*GIVEN TASK*
Your task is to retype the lines from the opening of the material through the line that includes "(postore) at (512,1994)". Do not copy the pictures.

*GIVEN INFORMATION*
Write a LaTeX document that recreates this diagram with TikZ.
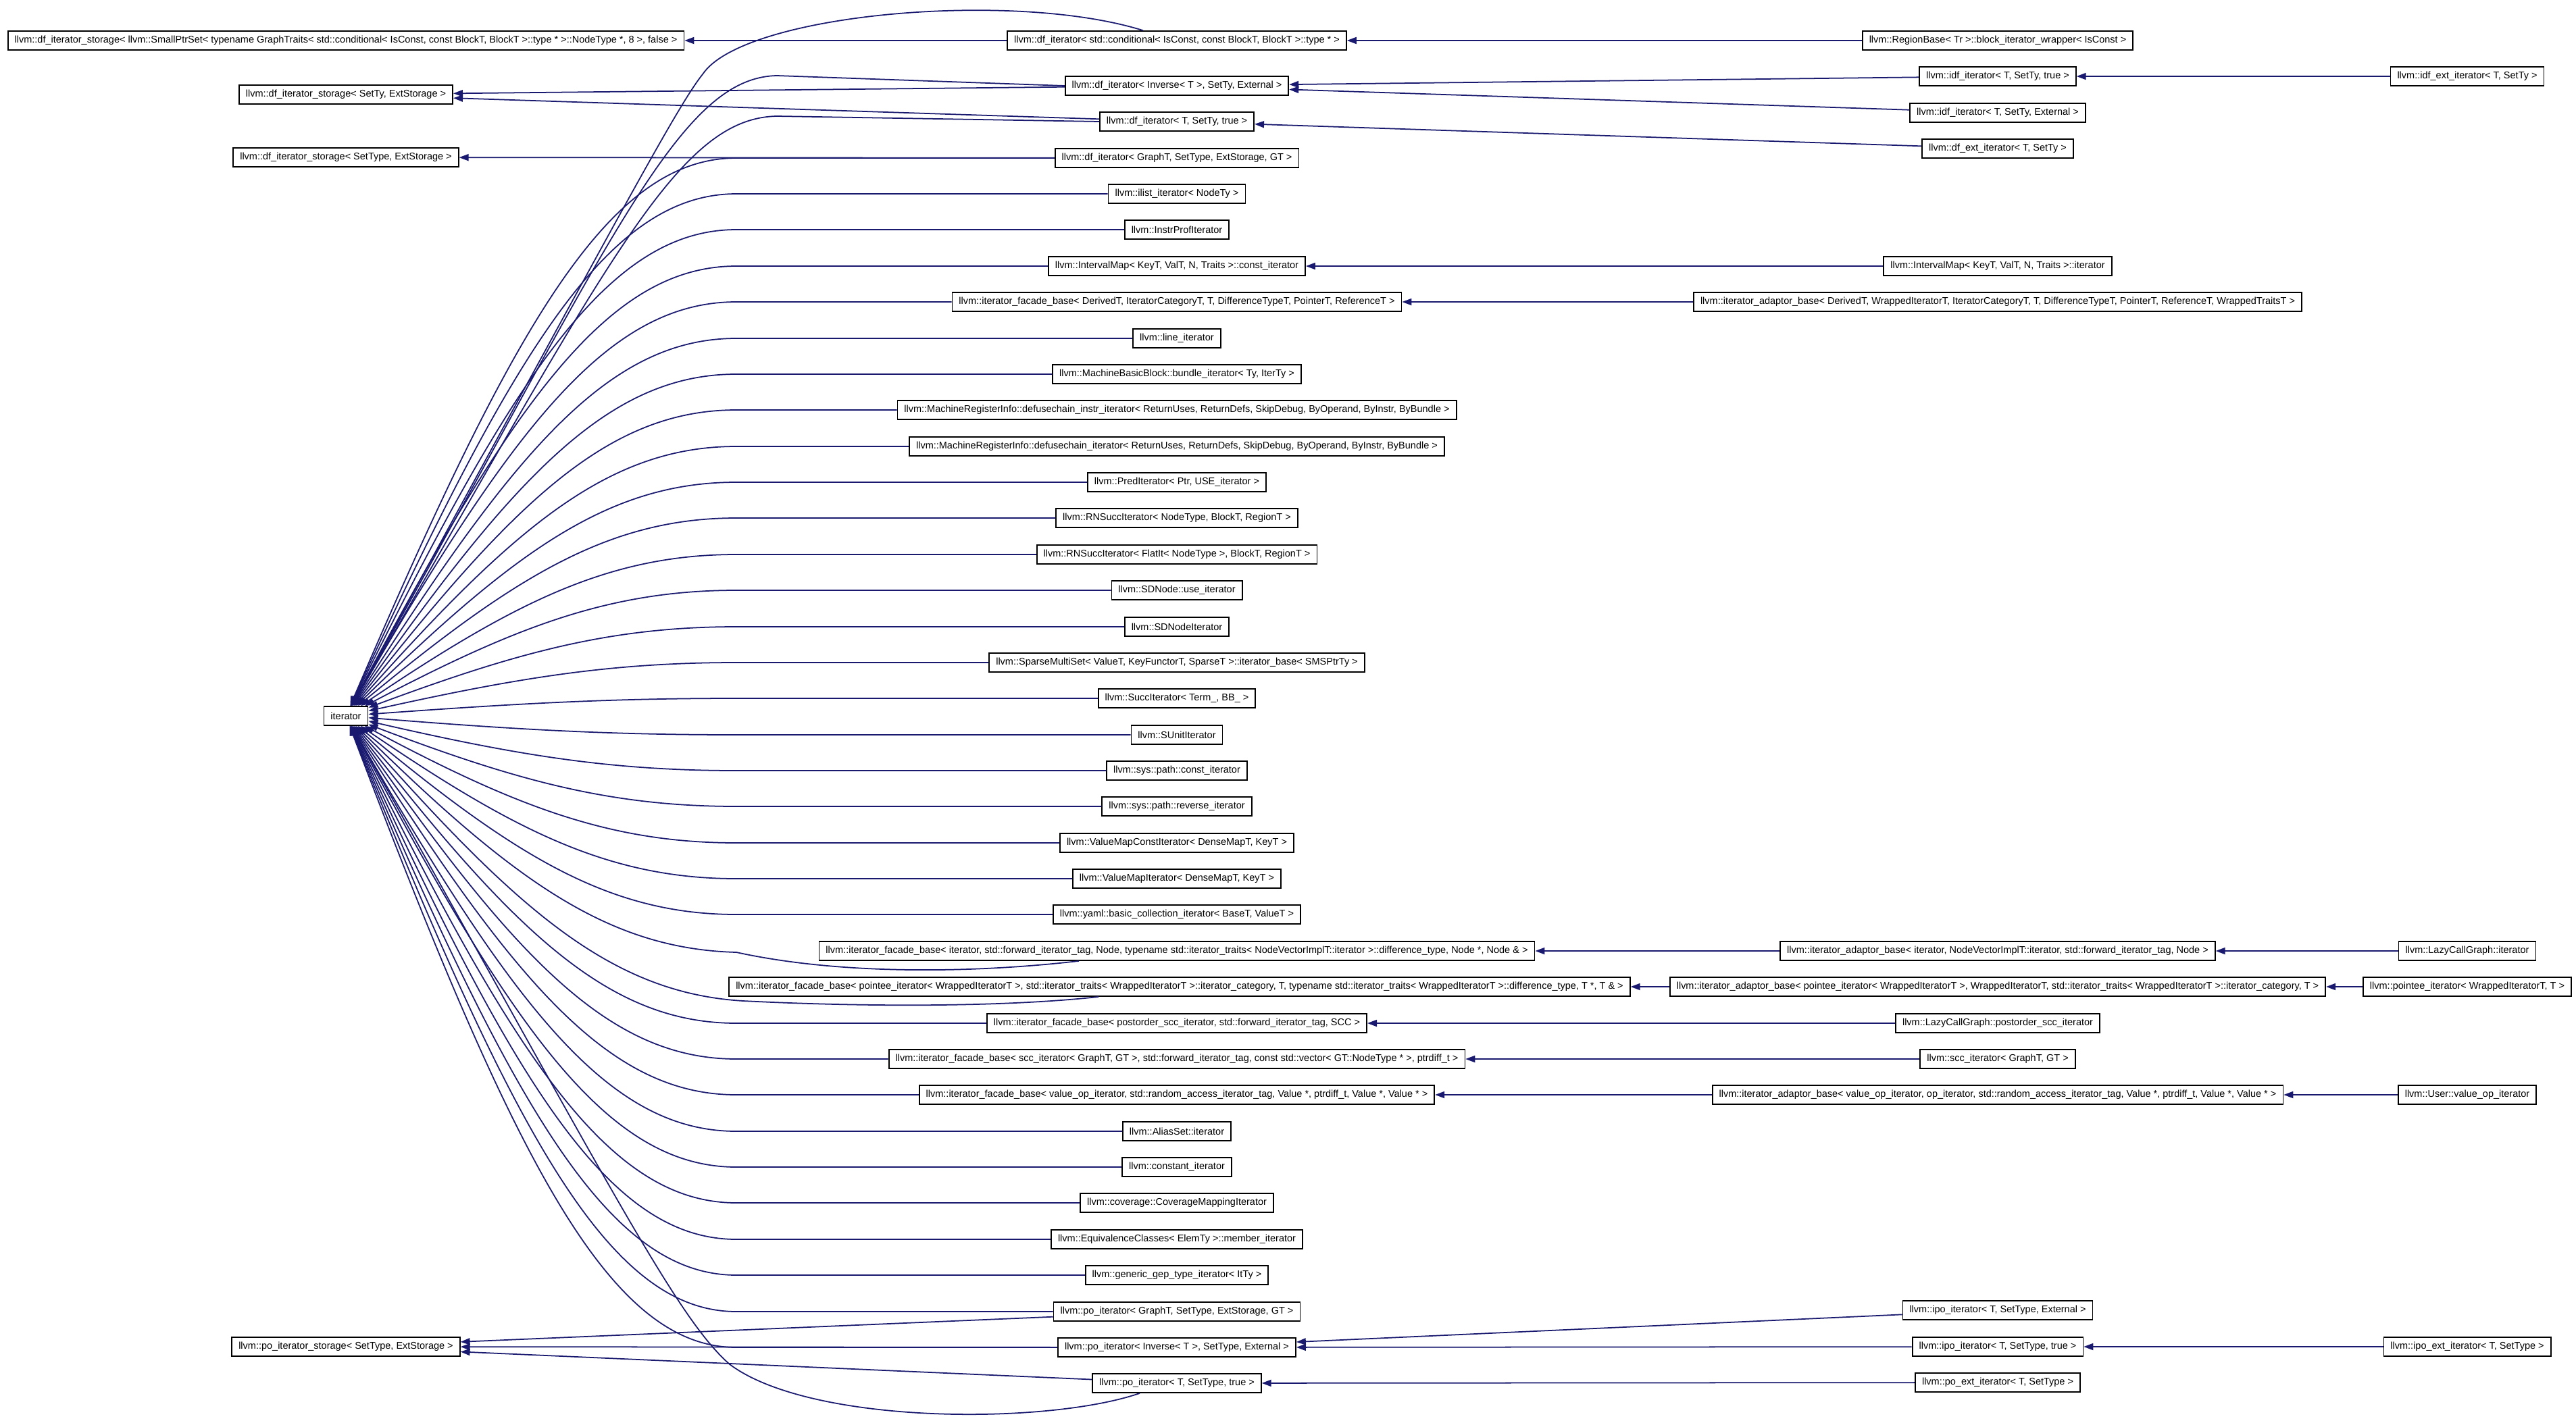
\documentclass[tikz,border=0pt]{standalone}
\usepackage{fontspec}
\setmainfont{Liberation Sans}
\definecolor{edgeblue}{RGB}{25,25,112}
\usetikzlibrary{arrows.meta}

\begin{document}
\begin{tikzpicture}[x=0.02cm, y=-0.02cm,
  cls/.style={draw=black, fill=white, line width=1pt, font=\fontsize{8.25}{10}\selectfont, inner xsep=0.2cm, inner ysep=0pt, minimum height=0.56cm},
  inh/.style={draw=edgeblue, line width=1pt, <-},
  >={Triangle[length=0.28cm, width=0.2cm]}]
  \useasboundingbox (0,0) rectangle (3813,2103);

  %--- Base classes ---
  \node[cls] (dfstorebig) at (512,60) {llvm::df\_iterator\_storage< llvm::SmallPtrSet< typename GraphTraits< std::conditional< IsConst, const BlockT, BlockT >::type * >::NodeType *, 8 >, false >};
  \node[cls] (dfstoresetty) at (512,140) {llvm::df\_iterator\_storage< SetTy, ExtStorage >};
  \node[cls] (dfstoresettype) at (512,233) {llvm::df\_iterator\_storage< SetType, ExtStorage >};
  \node[cls] (iterator) at (512,1060) {iterator};
  \node[cls] (postore) at (512,1994) {llvm::po\_iterator\_storage< SetType, ExtStorage >};

  %--- Direct subclasses of iterator ---
  \node[cls] (dfcond) at (1742,60) {llvm::df\_iterator< std::conditional< IsConst, const BlockT, BlockT >::type * >};
  \node[cls] (dfinv) at (1742,127) {llvm::df\_iterator< Inverse< T >, SetTy, External >};
  \node[cls] (dftrue) at (1742,180) {llvm::df\_iterator< T, SetTy, true >};
  \node[cls] (dfgraph) at (1742,234) {llvm::df\_iterator< GraphT, SetType, ExtStorage, GT >};
  \node[cls] (ilist) at (1742,287) {llvm::ilist\_iterator< NodeTy >};
  \node[cls] (instrprof) at (1742,340) {llvm::InstrProfIterator};
  \node[cls] (imapconst) at (1742,394) {llvm::IntervalMap< KeyT, ValT, N, Traits >::const\_iterator};
  \node[cls] (facadederived) at (1742,447) {llvm::iterator\_facade\_base< DerivedT, IteratorCategoryT, T, DifferenceTypeT, PointerT, ReferenceT >};
  \node[cls] (lineit) at (1742,501) {llvm::line\_iterator};
  \node[cls] (bundle) at (1742,554) {llvm::MachineBasicBlock::bundle\_iterator< Ty, IterTy >};
  \node[cls] (defuseinstr) at (1742,607) {llvm::MachineRegisterInfo::defusechain\_instr\_iterator< ReturnUses, ReturnDefs, SkipDebug, ByOperand, ByInstr, ByBundle >};
  \node[cls] (defuse) at (1742,661) {llvm::MachineRegisterInfo::defusechain\_iterator< ReturnUses, ReturnDefs, SkipDebug, ByOperand, ByInstr, ByBundle >};
  \node[cls] (pred) at (1742,714) {llvm::PredIterator< Ptr, USE\_iterator >};
  \node[cls] (rnsucc) at (1742,767) {llvm::RNSuccIterator< NodeType, BlockT, RegionT >};
  \node[cls] (rnsuccflat) at (1742,821) {llvm::RNSuccIterator< FlatIt< NodeType >, BlockT, RegionT >};
  \node[cls] (sdnodeuse) at (1742,874) {llvm::SDNode::use\_iterator};
  \node[cls] (sdnodeit) at (1742,928) {llvm::SDNodeIterator};
  \node[cls] (sparse) at (1742,981) {llvm::SparseMultiSet< ValueT, KeyFunctorT, SparseT >::iterator\_base< SMSPtrTy >};
  \node[cls] (succ) at (1742,1034) {llvm::SuccIterator< Term\_, BB\_ >};
  \node[cls] (sunit) at (1742,1088) {llvm::SUnitIterator};
  \node[cls] (pathconst) at (1742,1141) {llvm::sys::path::const\_iterator};
  \node[cls] (pathrev) at (1742,1194) {llvm::sys::path::reverse\_iterator};
  \node[cls] (vmapconst) at (1742,1248) {llvm::ValueMapConstIterator< DenseMapT, KeyT >};
  \node[cls] (vmap) at (1742,1301) {llvm::ValueMapIterator< DenseMapT, KeyT >};
  \node[cls] (yaml) at (1742,1354) {llvm::yaml::basic\_collection\_iterator< BaseT, ValueT >};
  \node[cls] (facadenode) at (1742,1408) {llvm::iterator\_facade\_base< iterator, std::forward\_iterator\_tag, Node, typename std::iterator\_traits< NodeVectorImplT::iterator >::difference\_type, Node *, Node \& >};
  \node[cls] (facadepointee) at (1746,1461) {llvm::iterator\_facade\_base< pointee\_iterator< WrappedIteratorT >, std::iterator\_traits< WrappedIteratorT >::iterator\_category, T, typename std::iterator\_traits< WrappedIteratorT >::difference\_type, T *, T \& >};
  \node[cls] (facadepostorder) at (1742,1515) {llvm::iterator\_facade\_base< postorder\_scc\_iterator, std::forward\_iterator\_tag, SCC >};
  \node[cls] (facadescc) at (1742,1568) {llvm::iterator\_facade\_base< scc\_iterator< GraphT, GT >, std::forward\_iterator\_tag, const std::vector< GT::NodeType * >, ptrdiff\_t >};
  \node[cls] (facadevalueop) at (1742,1621) {llvm::iterator\_facade\_base< value\_op\_iterator, std::random\_access\_iterator\_tag, Value *, ptrdiff\_t, Value *, Value * >};
  \node[cls] (aliasset) at (1742,1675) {llvm::AliasSet::iterator};
  \node[cls] (constant) at (1742,1728) {llvm::constant\_iterator};
  \node[cls] (coverage) at (1742,1781) {llvm::coverage::CoverageMappingIterator};
  \node[cls] (equiv) at (1742,1835) {llvm::EquivalenceClasses< ElemTy >::member\_iterator};
  \node[cls] (gep) at (1742,1888) {llvm::generic\_gep\_type\_iterator< ItTy >};
  \node[cls] (pograph) at (1742,1942) {llvm::po\_iterator< GraphT, SetType, ExtStorage, GT >};
  \node[cls] (poinv) at (1742,1995) {llvm::po\_iterator< Inverse< T >, SetType, External >};
  \node[cls] (potrue) at (1742,2048) {llvm::po\_iterator< T, SetType, true >};

  %--- Second level ---
  \node[cls] (regionbase) at (2957,60) {llvm::RegionBase< Tr >::block\_iterator\_wrapper< IsConst >};
  \node[cls] (idftrue) at (2957,113) {llvm::idf\_iterator< T, SetTy, true >};
  \node[cls] (idfexternal) at (2957,167) {llvm::idf\_iterator< T, SetTy, External >};
  \node[cls] (dfext) at (2957,220) {llvm::df\_ext\_iterator< T, SetTy >};
  \node[cls] (imapit) at (2957,394) {llvm::IntervalMap< KeyT, ValT, N, Traits >::iterator};
  \node[cls] (adaptorderived) at (2957,447) {llvm::iterator\_adaptor\_base< DerivedT, WrappedIteratorT, IteratorCategoryT, T, DifferenceTypeT, PointerT, ReferenceT, WrappedTraitsT >};
  \node[cls] (adaptornode) at (2957,1408) {llvm::iterator\_adaptor\_base< iterator, NodeVectorImplT::iterator, std::forward\_iterator\_tag, Node >};
  \node[cls] (adaptorpointee) at (2957,1461) {llvm::iterator\_adaptor\_base< pointee\_iterator< WrappedIteratorT >, WrappedIteratorT, std::iterator\_traits< WrappedIteratorT >::iterator\_category, T >};
  \node[cls] (lcgpostorder) at (2957,1515) {llvm::LazyCallGraph::postorder\_scc\_iterator};
  \node[cls] (sccit) at (2957,1568) {llvm::scc\_iterator< GraphT, GT >};
  \node[cls] (adaptorvalueop) at (2957,1621) {llvm::iterator\_adaptor\_base< value\_op\_iterator, op\_iterator, std::random\_access\_iterator\_tag, Value *, ptrdiff\_t, Value *, Value * >};
  \node[cls] (ipoexternal) at (2957,1940) {llvm::ipo\_iterator< T, SetType, External >};
  \node[cls] (ipotrue) at (2957,1994) {llvm::ipo\_iterator< T, SetType, true >};
  \node[cls] (poext) at (2957,2047) {llvm::po\_ext\_iterator< T, SetType >};

  %--- Third level ---
  \node[cls] (idfextit) at (3652,113) {llvm::idf\_ext\_iterator< T, SetTy >};
  \node[cls] (lcgit) at (3652,1408) {llvm::LazyCallGraph::iterator};
  \node[cls] (pointeeit) at (3652,1461) {llvm::pointee\_iterator< WrappedIteratorT, T >};
  \node[cls] (uservalueop) at (3652,1621) {llvm::User::value\_op\_iterator};
  \node[cls] (ipoextit) at (3652,1994) {llvm::ipo\_ext\_iterator< T, SetType >};

  %--- Storage edges ---
  \draw[inh] (dfstorebig) -- (dfcond);
  \draw[inh] (dfstoresetty) -- (dfinv);
  \draw[inh] (dfstoresetty) -- (dftrue);
  \draw[inh] (dfstoresettype) -- (dfgraph);
  \draw[inh] (postore) -- (pograph);
  \draw[inh] (postore) -- (poinv);
  \draw[inh] (postore) -- (potrue);

  %--- Edges into iterator ---
  \draw[inh] (iterator) .. controls (900,350) and (1000,160) .. (1040,110) .. controls (1100,20) and (1500,-15) .. ([xshift=-1cm]dfcond.north);
  \draw[inh] (iterator) .. controls (900,370) and (1000,115) .. (1150,112) -- (dfinv.west);
  \draw[inh] (iterator) .. controls (900,390) and (1000,175) .. (1150,172) -- (dftrue.west);
  \draw[inh] (iterator) .. controls (760,482) and (900,234) .. (1090,234) -- (dfgraph.west);
  \draw[inh] (iterator) .. controls (760,519) and (900,287) .. (1090,287) -- (ilist.west);
  \draw[inh] (iterator) .. controls (760,556) and (900,340) .. (1090,340) -- (instrprof.west);
  \draw[inh] (iterator) .. controls (760,594) and (900,394) .. (1090,394) -- (imapconst.west);
  \draw[inh] (iterator) .. controls (760,631) and (900,447) .. (1090,447) -- (facadederived.west);
  \draw[inh] (iterator) .. controls (760,669) and (900,501) .. (1090,501) -- (lineit.west);
  \draw[inh] (iterator) .. controls (760,706) and (900,554) .. (1090,554) -- (bundle.west);
  \draw[inh] (iterator) .. controls (760,743) and (900,607) .. (1090,607) -- (defuseinstr.west);
  \draw[inh] (iterator) .. controls (760,781) and (900,661) .. (1090,661) -- (defuse.west);
  \draw[inh] (iterator) .. controls (760,818) and (900,714) .. (1090,714) -- (pred.west);
  \draw[inh] (iterator) .. controls (760,855) and (900,767) .. (1090,767) -- (rnsucc.west);
  \draw[inh] (iterator) .. controls (760,893) and (900,821) .. (1090,821) -- (rnsuccflat.west);
  \draw[inh] (iterator) .. controls (760,930) and (900,874) .. (1090,874) -- (sdnodeuse.west);
  \draw[inh] (iterator) .. controls (760,968) and (900,928) .. (1090,928) -- (sdnodeit.west);
  \draw[inh] (iterator) .. controls (760,1005) and (900,981) .. (1090,981) -- (sparse.west);
  \draw[inh] (iterator) .. controls (760,1042) and (900,1034) .. (1090,1034) -- (succ.west);
  \draw[inh] (iterator) .. controls (760,1080) and (900,1088) .. (1090,1088) -- (sunit.west);
  \draw[inh] (iterator) .. controls (760,1117) and (900,1141) .. (1090,1141) -- (pathconst.west);
  \draw[inh] (iterator) .. controls (760,1154) and (900,1194) .. (1090,1194) -- (pathrev.west);
  \draw[inh] (iterator) .. controls (760,1192) and (900,1248) .. (1090,1248) -- (vmapconst.west);
  \draw[inh] (iterator) .. controls (760,1229) and (900,1301) .. (1090,1301) -- (vmap.west);
  \draw[inh] (iterator) .. controls (760,1266) and (900,1354) .. (1090,1354) -- (yaml.west);
  \draw[inh] (iterator) .. controls (760,1304) and (900,1405) .. (1090,1410) .. controls (1250,1445) and (1450,1440) .. ([xshift=-2.9cm]facadenode.south);
  \draw[inh] (iterator) .. controls (760,1341) and (900,1470) .. (1100,1482) .. controls (1300,1492) and (1500,1490) .. ([xshift=-2.4cm]facadepointee.south);
  \draw[inh] (iterator) .. controls (760,1379) and (900,1515) .. (1090,1515) -- (facadepostorder.west);
  \draw[inh] (iterator) .. controls (760,1416) and (900,1568) .. (1090,1568) -- (facadescc.west);
  \draw[inh] (iterator) .. controls (760,1453) and (900,1621) .. (1090,1621) -- (facadevalueop.west);
  \draw[inh] (iterator) .. controls (760,1491) and (900,1675) .. (1090,1675) -- (aliasset.west);
  \draw[inh] (iterator) .. controls (760,1528) and (900,1728) .. (1090,1728) -- (constant.west);
  \draw[inh] (iterator) .. controls (760,1565) and (900,1781) .. (1090,1781) -- (coverage.west);
  \draw[inh] (iterator) .. controls (760,1603) and (900,1835) .. (1090,1835) -- (equiv.west);
  \draw[inh] (iterator) .. controls (760,1640) and (900,1888) .. (1090,1888) -- (gep.west);
  \draw[inh] (iterator) .. controls (760,1677) and (900,1942) .. (1090,1942) -- (pograph.west);
  \draw[inh] (iterator) .. controls (760,1715) and (900,1995) .. (1090,1995) -- (poinv.west);
  \draw[inh] (iterator) .. controls (900,1750) and (1000,1950) .. (1080,2020) .. controls (1200,2110) and (1550,2110) .. ([xshift=-1.1cm]potrue.south);

  %--- Subclass edges ---
  \draw[inh] (dfcond) -- (regionbase);
  \draw[inh] (dfinv) -- (idftrue);
  \draw[inh] (dfinv) -- (idfexternal);
  \draw[inh] (dftrue) -- (dfext);
  \draw[inh] (imapconst) -- (imapit);
  \draw[inh] (facadederived) -- (adaptorderived);
  \draw[inh] (facadenode) -- (adaptornode);
  \draw[inh] (facadepointee) -- (adaptorpointee);
  \draw[inh] (facadepostorder) -- (lcgpostorder);
  \draw[inh] (facadescc) -- (sccit);
  \draw[inh] (facadevalueop) -- (adaptorvalueop);
  \draw[inh] (poinv) -- (ipoexternal);
  \draw[inh] (poinv) -- (ipotrue);
  \draw[inh] (potrue) -- (poext);
  \draw[inh] (idftrue) -- (idfextit);
  \draw[inh] (adaptornode) -- (lcgit);
  \draw[inh] (adaptorpointee) -- (pointeeit);
  \draw[inh] (adaptorvalueop) -- (uservalueop);
  \draw[inh] (ipotrue) -- (ipoextit);
\end{tikzpicture}
\end{document}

*ANSWER TO THE EXERCISE*
Write a LaTeX document that recreates this diagram with TikZ.
\documentclass[tikz,border=0pt]{standalone}
\usepackage{fontspec}
\setmainfont{Liberation Sans}
\definecolor{edgeblue}{RGB}{25,25,112}
\usetikzlibrary{arrows.meta}

\begin{document}
\begin{tikzpicture}[x=0.02cm, y=-0.02cm,
  cls/.style={draw=black, fill=white, line width=1pt, font=\fontsize{8.25}{10}\selectfont, inner xsep=0.2cm, inner ysep=0pt, minimum height=0.56cm},
  inh/.style={draw=edgeblue, line width=1pt, <-},
  >={Triangle[length=0.28cm, width=0.2cm]}]
  \useasboundingbox (0,0) rectangle (3813,2103);

  %--- Base classes ---
  \node[cls] (dfstorebig) at (512,60) {llvm::df\_iterator\_storage< llvm::SmallPtrSet< typename GraphTraits< std::conditional< IsConst, const BlockT, BlockT >::type * >::NodeType *, 8 >, false >};
  \node[cls] (dfstoresetty) at (512,140) {llvm::df\_iterator\_storage< SetTy, ExtStorage >};
  \node[cls] (dfstoresettype) at (512,233) {llvm::df\_iterator\_storage< SetType, ExtStorage >};
  \node[cls] (iterator) at (512,1060) {iterator};
  \node[cls] (postore) at (512,1994) {llvm::po\_iterator\_storage< SetType, ExtStorage >};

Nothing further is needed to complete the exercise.